The movie had its critics.  Some felt it dull and incomprehensible.  I personally felt somewhat overwhelmed, wondered and wondering.  It was clear enough that the monolith, whatever it was, was involved in the "dawn of man"; this was apparent from the scene in which the proto-human or ape-like creature began to use a large bone as a weapon after the encounter with it.  I particularly liked the scene in which the bone was thrown into the sky, and "became" a spaceship.

I didn't read the Arthur C. Clarke novel until much later.  It made sense of what I had seen, though I had inferred some things, as I expect most did, in time.  I don't think, as I believe some did or do, that the book didn't do justice to the film.  I think it a great movie.

As an achievement, it's remarkable.  But I think it's most remarkable, given what's happened since it was made, in its overestimation of what we would achieve, in space at least.

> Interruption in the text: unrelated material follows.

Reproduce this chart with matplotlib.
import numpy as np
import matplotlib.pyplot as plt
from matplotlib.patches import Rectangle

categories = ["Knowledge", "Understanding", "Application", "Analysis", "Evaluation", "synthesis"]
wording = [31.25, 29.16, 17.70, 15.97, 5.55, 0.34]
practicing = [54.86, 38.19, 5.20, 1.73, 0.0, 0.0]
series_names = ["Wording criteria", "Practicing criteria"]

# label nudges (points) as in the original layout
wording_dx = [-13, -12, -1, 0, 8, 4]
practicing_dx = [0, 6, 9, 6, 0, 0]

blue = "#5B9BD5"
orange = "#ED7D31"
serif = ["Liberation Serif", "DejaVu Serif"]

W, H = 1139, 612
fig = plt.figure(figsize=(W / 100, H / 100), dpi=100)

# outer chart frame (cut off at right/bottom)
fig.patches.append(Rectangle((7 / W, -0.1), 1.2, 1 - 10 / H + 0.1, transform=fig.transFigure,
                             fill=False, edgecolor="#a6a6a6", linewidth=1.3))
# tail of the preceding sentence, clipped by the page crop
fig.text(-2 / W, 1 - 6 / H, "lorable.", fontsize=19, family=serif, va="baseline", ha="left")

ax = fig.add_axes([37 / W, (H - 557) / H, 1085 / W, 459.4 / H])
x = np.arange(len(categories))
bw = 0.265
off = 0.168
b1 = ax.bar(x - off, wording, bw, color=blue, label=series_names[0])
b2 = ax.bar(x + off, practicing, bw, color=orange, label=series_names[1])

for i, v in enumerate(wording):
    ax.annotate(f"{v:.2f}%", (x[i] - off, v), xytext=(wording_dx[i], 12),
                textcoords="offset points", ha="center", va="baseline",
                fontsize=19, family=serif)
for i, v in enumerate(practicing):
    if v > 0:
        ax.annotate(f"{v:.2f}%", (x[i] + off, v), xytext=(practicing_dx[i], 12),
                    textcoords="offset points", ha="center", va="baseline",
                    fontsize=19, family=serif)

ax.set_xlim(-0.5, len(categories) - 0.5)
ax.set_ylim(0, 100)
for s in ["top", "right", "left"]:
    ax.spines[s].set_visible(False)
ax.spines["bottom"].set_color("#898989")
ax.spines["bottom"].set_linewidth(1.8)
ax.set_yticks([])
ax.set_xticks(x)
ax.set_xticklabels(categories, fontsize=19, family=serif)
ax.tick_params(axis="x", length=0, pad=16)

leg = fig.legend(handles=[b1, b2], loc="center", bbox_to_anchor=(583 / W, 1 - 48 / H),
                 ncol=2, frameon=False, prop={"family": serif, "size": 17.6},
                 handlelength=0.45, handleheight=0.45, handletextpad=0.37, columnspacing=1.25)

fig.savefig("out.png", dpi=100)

Was its optimism justified?  We were then on the brink of landing on the moon, but a short time, really, after JFK had declared that as a national goal.  A relatively short time, really, since we began to blast things into orbit.  The year 2001 was more than thirty years away.  In thirty years we had split the atom, blown up cities, reached space.  Perhaps our potential seemed limitless.

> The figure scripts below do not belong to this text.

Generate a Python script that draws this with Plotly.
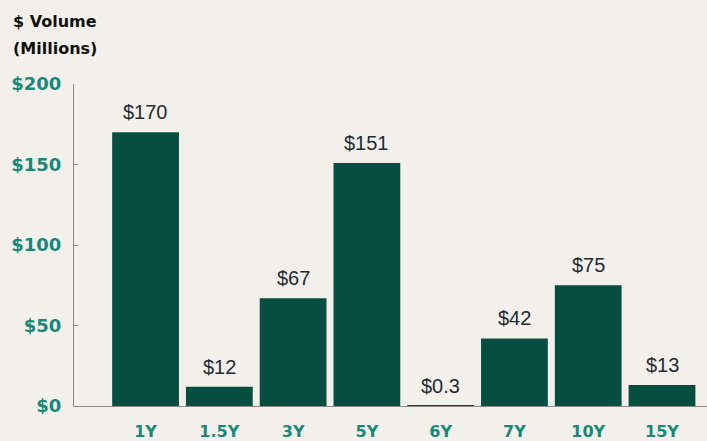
import plotly.graph_objects as go

categories = ["1Y", "1.5Y", "3Y", "5Y", "6Y", "7Y", "10Y", "15Y"]
values = [170, 12, 67, 151, 0.3, 42, 75, 13]
labels = ["$170", "$12", "$67", "$151", "$0.3", "$42", "$75", "$13"]
y_ticks = [0, 50, 100, 150, 200]
y_tick_text = ["$0", "$50", "$100", "$150", "$200"]
title_lines = ["$ Volume", "(Millions)"]

BG = "#f3f0eb"
BAR = "#064e40"
TEAL = "#17897a"
AXIS = "#8a8a8a"
BOLD_FONT = "DejaVu Sans, Arial"

fig = go.Figure(go.Bar(x=categories, y=values, marker_color=BAR, marker_line_width=0,
                       hoverinfo="skip"))

for c, v, t in zip(categories, values, labels):
    fig.add_annotation(x=c, y=v, text=t, showarrow=False, yanchor="bottom", yshift=7,
                       font=dict(family="Liberation Sans, Arial", size=20, color="#222b33"))

for i, line in enumerate(title_lines):
    fig.add_annotation(xref="paper", yref="paper", x=-0.099, y=1.193 - i * 0.082,
                       xanchor="left", yanchor="middle", text="<b>" + line + "</b>",
                       showarrow=False, font=dict(family=BOLD_FONT, size=16, color="#111111"))

fig.update_layout(
    width=707, height=441,
    margin=dict(l=74, r=0, t=84, b=35),
    paper_bgcolor=BG, plot_bgcolor=BG,
    bargap=0.095,
    showlegend=False,
    xaxis=dict(type="category", range=[-0.97, 7.61], showgrid=False, zeroline=False,
               showline=True, linecolor=AXIS, linewidth=1.2, ticks="", automargin=False,
               tickfont=dict(family=BOLD_FONT, size=16, color=TEAL, weight="bold"),
               ticklabelstandoff=11),
    yaxis=dict(range=[0, 200], tickvals=y_ticks, ticktext=y_tick_text, showgrid=False,
               zeroline=False, showline=True, linecolor=AXIS, linewidth=1.2,
               ticks="inside", ticklen=4, tickcolor=AXIS, automargin=False,
               tickfont=dict(family=BOLD_FONT, size=18, color=TEAL, weight="bold"),
               ticklabelstandoff=8),
)

fig.write_html("out.html", config={"displayModeBar": False},
               post_script="document.body.style.margin='0';")
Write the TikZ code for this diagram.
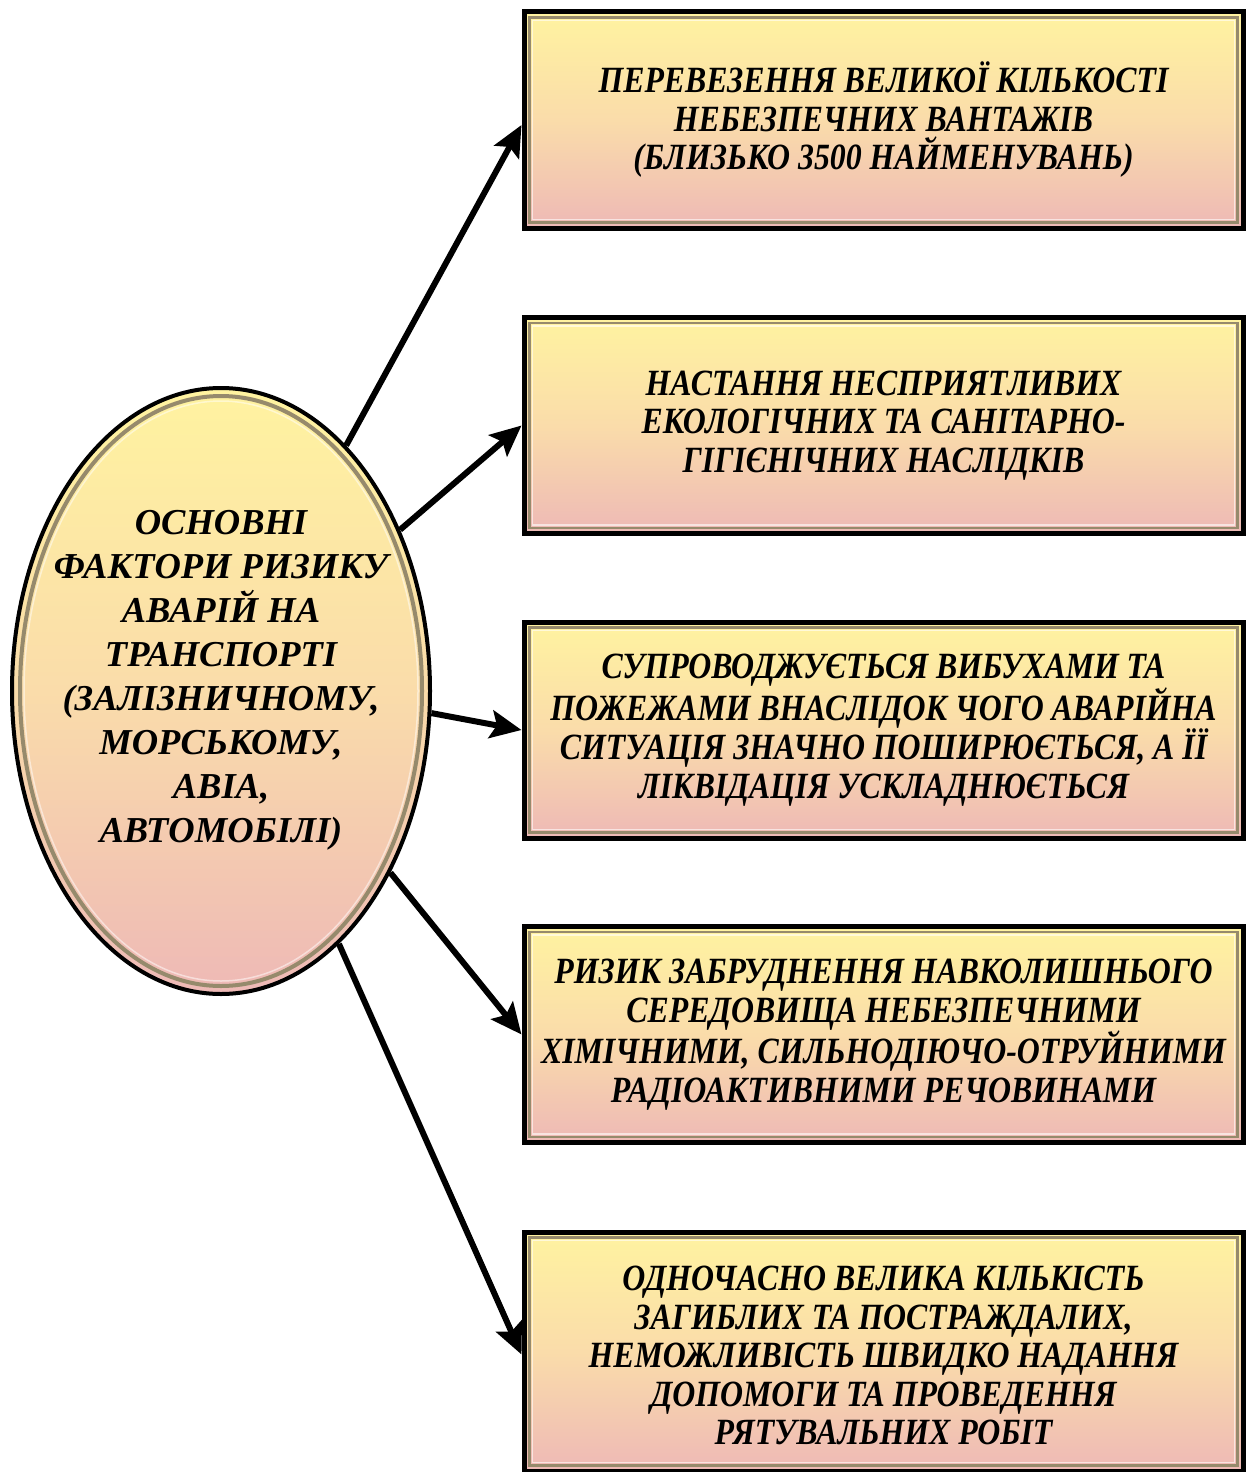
\documentclass[tikz,border=0pt]{standalone}
\usepackage{fontspec}
\setmainfont{Liberation Serif}
\newfontfamily\condfont[FakeStretch=0.86]{Liberation Serif}
\usetikzlibrary{shapes.geometric,arrows.meta}
\definecolor{ytop}{RGB}{255,243,160}
\definecolor{ymid}{RGB}{250,220,170}
\definecolor{ybot}{RGB}{238,185,182}
\definecolor{bev}{RGB}{150,138,108}
\begin{document}
\begin{tikzpicture}[x=1pt,y=-1pt,
  factor/.style={draw=black, line width=5pt, rectangle, minimum width=719pt,
    minimum height=216pt, inner sep=0pt, top color=ytop, bottom color=ybot,
    middle color=ymid},
  factortext/.style={align=center, inner sep=0pt,
    font=\condfont\bfseries\itshape\fontsize{37}{38.5}\selectfont},
  bevel/.style={draw=bev, line width=2.5pt},
  bevlight/.style={draw=white, line width=1.5pt, opacity=0.6},
  centre/.style={draw=black, line width=4pt, ellipse, minimum width=418pt,
    minimum height=606pt, inner sep=0pt, top color=ytop, bottom color=ybot,
    middle color=ymid},
  centretext/.style={align=center, inner sep=0pt,
    font=\bfseries\itshape\fontsize{36.5}{44}\selectfont},
  link/.style={line width=6pt, -{Stealth[length=31pt,width=28pt,inset=6pt]}}]
\useasboundingbox (0,0) rectangle (1246,1472);

\node[centre] (ell) at (221,691) {};
\draw[draw=bev, line width=4pt] (ell.center) ellipse [x radius=201pt, y radius=295pt];
\draw[draw=white, line width=1.5pt, opacity=0.5] (ell.center) ellipse [x radius=197pt, y radius=290pt];
\node[centretext] (elltext) at (221,680) {ОСНОВНІ\\ФАКТОРИ РИЗИКУ\\АВАРІЙ НА\\ТРАНСПОРТІ\\(ЗАЛІЗНИЧНОМУ,\\МОРСЬКОМУ,\\АВІА,\\АВТОМОБІЛІ)};

\node[factor] (b1) at (883.5,120) {};
\node[factor] (b2) at (883.5,425.5) {};
\node[factor] (b3) at (883.5,730) {};
\node[factor] (b4) at (883.5,1034.5) {};
\node[factor, minimum height=239pt] (b5) at (883.5,1351.5) {};

\foreach \b in {b1,b2,b3,b4,b5}{
  \draw[bevel] ([shift={(8,8)}]\b.north west) rectangle ([shift={(-8,-8)}]\b.south east);
  \draw[bevlight] ([shift={(11,11)}]\b.north west) rectangle ([shift={(-11,-11)}]\b.south east);
}

\node[factortext] (t1) at (b1.center) {ПЕРЕВЕЗЕННЯ ВЕЛИКОЇ КІЛЬКОСТІ\\НЕБЕЗПЕЧНИХ ВАНТАЖІВ\\(БЛИЗЬКО 3500 НАЙМЕНУВАНЬ)};
\node[factortext] (t2) at (b2.center) {НАСТАННЯ НЕСПРИЯТЛИВИХ\\ЕКОЛОГІЧНИХ ТА САНІТАРНО-\\ГІГІЄНІЧНИХ НАСЛІДКІВ};
\node[factortext] (t3) at (b3.center) {СУПРОВОДЖУЄТЬСЯ ВИБУХАМИ ТА\\ПОЖЕЖАМИ ВНАСЛІДОК ЧОГО АВАРІЙНА\\СИТУАЦІЯ ЗНАЧНО ПОШИРЮЄТЬСЯ, А ЇЇ\\ЛІКВІДАЦІЯ УСКЛАДНЮЄТЬСЯ};
\node[factortext] (t4) at (b4.center) {РИЗИК ЗАБРУДНЕННЯ НАВКОЛИШНЬОГО\\СЕРЕДОВИЩА НЕБЕЗПЕЧНИМИ\\ХІМІЧНИМИ, СИЛЬНОДІЮЧО-ОТРУЙНИМИ\\РАДІОАКТИВНИМИ РЕЧОВИНАМИ};
\node[factortext] (t5) at ([yshift=-4pt]b5.center) {ОДНОЧАСНО ВЕЛИКА КІЛЬКІСТЬ\\ЗАГИБЛИХ ТА ПОСТРАЖДАЛИХ,\\НЕМОЖЛИВІСТЬ ШВИДКО НАДАННЯ\\ДОПОМОГИ ТА ПРОВЕДЕННЯ\\РЯТУВАЛЬНИХ РОБІТ};

\draw[link] (ell.63) -- ([yshift=-5pt]b1.west);
\draw[link] (ell.42) -- (b2.west);
\draw[link] (ell.-6) -- (b3.west);
\draw[link] (ell.-47) -- (b4.west);
\draw[link] (ell.-65) -- ([yshift=-3pt]b5.west);
\end{tikzpicture}
\end{document}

Nearly fifty years later, and we haven't even returned to the moon for many years, let alone sent a manned mission to Jupiter space, built a huge space station and installations on the lunar surface.  True, we've managed to send probes around the solar system and landed ambulatory robots on Mars.  We put so many satellites into orbit that they're becoming a positive danger. 

Clearly, it turned out that we had different priorities.  We have no HALs, but our computer technology is impressive enough, probably more impressive as it seems there were only two HALs in any case. 

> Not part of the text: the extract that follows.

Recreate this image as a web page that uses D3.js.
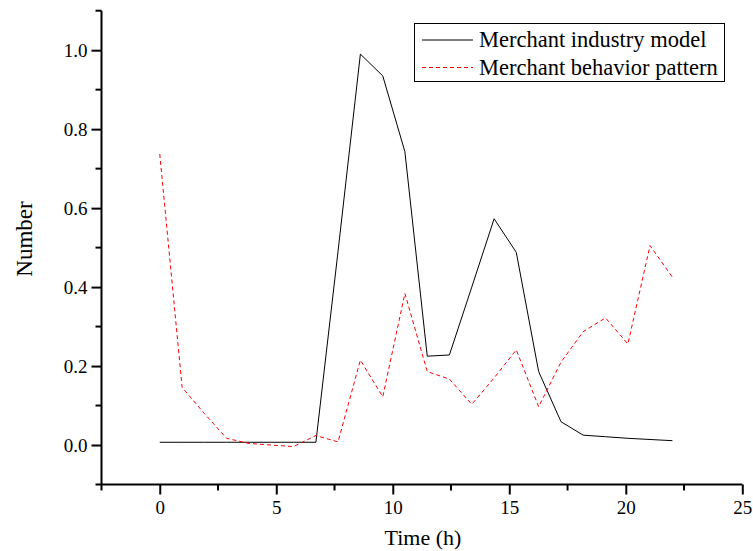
<!DOCTYPE html>
<html><head><meta charset="utf-8">
<script src="https://cdn.jsdelivr.net/npm/d3@7"></script>
<style>body{margin:0;background:#fff}svg{display:block}svg text{font-family:'Liberation Serif',serif}</style>
</head><body>
<script>
const timeH = [0, 0.96, 1.91, 2.87, 3.83, 4.78, 5.74, 6.70, 7.65, 8.61, 9.57, 10.52, 11.48, 12.43, 13.39, 14.35, 15.30, 16.26, 17.22, 18.17, 19.13, 20.09, 21.04, 22.00];
const industryModel = [0.007, 0.007, 0.007, 0.007, 0.007, 0.007, 0.007, 0.007, 0.49, 0.99, 0.935, 0.743, 0.225, 0.228, 0.40, 0.573, 0.488, 0.186, 0.059, 0.025, 0.021, 0.017, 0.014, 0.011];
const behaviorPattern = [0.737, 0.146, 0.08, 0.017, 0.004, 0.0, -0.004, 0.024, 0.008, 0.215, 0.122, 0.384, 0.186, 0.167, 0.103, 0.17, 0.241, 0.097, 0.21, 0.287, 0.322, 0.256, 0.505, 0.425];
const seriesNames = ["Merchant industry model", "Merchant behavior pattern"];
const xTicks = [0, 5, 10, 15, 20, 25];
const yTicks = [0.0, 0.2, 0.4, 0.6, 0.8, 1.0];

const W = 753, H = 551;
const svg = d3.select("body").append("svg").attr("width", W).attr("height", H);
const font = "'Liberation Serif', serif";

const x = d3.scaleLinear().domain([-2.5, 25]).range([101.5, 742.3]);
const y = d3.scaleLinear().domain([-0.1, 1.1]).range([484.5, 10.7]);

const xMinor = d3.range(-2.5, 25.01, 2.5).filter(v => Math.abs(v % 5) > 0.01);
const yMinor = d3.range(-0.1, 1.101, 0.2);

const gx = svg.append("g").attr("transform", `translate(0,${y(-0.1)})`);
gx.call(d3.axisBottom(x).tickValues(xTicks).tickSize(10).tickPadding(6).tickFormat(d3.format("d")));
gx.selectAll(".minor").data(xMinor).enter().append("line")
  .attr("x1", d => x(d)).attr("x2", d => x(d)).attr("y1", 0).attr("y2", 6)
  .attr("stroke", "#000").attr("stroke-width", 2);

const gy = svg.append("g").attr("transform", `translate(${x(-2.5)},0)`);
gy.call(d3.axisLeft(y).tickValues(yTicks).tickSize(10).tickPadding(4).tickFormat(d3.format(".1f")));
gy.selectAll(".minor").data(yMinor).enter().append("line")
  .attr("x1", 0).attr("x2", -6).attr("y1", d => y(d)).attr("y2", d => y(d))
  .attr("stroke", "#000").attr("stroke-width", 2);

[gx, gy].forEach(g => {
  g.attr("font-family", font);
  g.select(".domain").remove();
  g.selectAll(".tick line").attr("stroke-width", 2);
  g.selectAll("text").attr("font-family", font).attr("font-size", 19).attr("fill", "#000");
});
svg.append("line").attr("x1", x(-2.5)).attr("x2", x(25)).attr("y1", y(-0.1)).attr("y2", y(-0.1)).attr("stroke", "#000").attr("stroke-width", 2);
svg.append("line").attr("x1", x(-2.5)).attr("x2", x(-2.5)).attr("y1", y(-0.1)).attr("y2", y(1.1)).attr("stroke", "#000").attr("stroke-width", 2);

svg.append("text").attr("x", 423).attr("y", 545).attr("text-anchor", "middle")
  .attr("font-family", font).attr("font-size", 22).text("Time (h)");
svg.append("text").attr("transform", "translate(32,239) rotate(-90)").attr("text-anchor", "middle")
  .attr("font-family", font).attr("font-size", 23).text("Number");

const line = vals => d3.line().x((d, i) => x(timeH[i])).y(d => y(d))(vals);
svg.append("path").attr("d", line(industryModel)).attr("fill", "none").attr("stroke", "#000").attr("stroke-width", 1);
svg.append("path").attr("d", line(behaviorPattern)).attr("fill", "none").attr("stroke", "#ff0000").attr("stroke-width", 1).attr("stroke-dasharray", "4,3");

const lg = svg.append("g");
lg.append("rect").attr("x", 414.5).attr("y", 23.5).attr("width", 310).attr("height", 58).attr("fill", "#fff").attr("stroke", "#000").attr("stroke-width", 1);
const styles = [{c: "#000", d: null}, {c: "#ff0000", d: "4,3"}];
seriesNames.forEach((n, i) => {
  const yy = 40 + i * 27.5;
  lg.append("line").attr("x1", 422).attr("x2", 473).attr("y1", yy).attr("y2", yy)
    .attr("stroke", styles[i].c).attr("stroke-width", 1).attr("stroke-dasharray", styles[i].d);
  lg.append("text").attr("x", 479).attr("y", yy + 7).attr("font-family", font).attr("font-size", 22.5).text(n);
});
</script>
</body></html>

But it's galling in a way that despite the fact that we haven't taken the steps required to begin the colonization of space (and we surely would have had colonies on Mars and perhaps elsewhere among the planets if the universe of 2001 had come to be) we seem to be in much the same poor way we were in the late 1960s.  We have no war in Vietnam, but we have conflicts all over the globe, the rich are very rich indeed and becoming richer, and the poor grow more and more numerous.  We grow more divided, angrier and probably have less hope than we did back then.

But perhaps I'm being too negative.  There were other futures envisioned in movies of the time and shortly thereafter which make our present seem good enough, perhaps even  desirable.  Kubrick himself depicted one of them in A Clockwork Orange.  The future in Farenheit 451 wasn't exactly cheery.  We have a penchant for dystopian futures and indulge it in our movies often enough.

Still, 2001 contained the hope of transformation, transcendence, in the form of the Starchild, which one of us became courtesy of the monolith,  Perhaps that hope is still there, although it seems to me that the transformation some of us seek is at the moment less physical and more mental or emotional.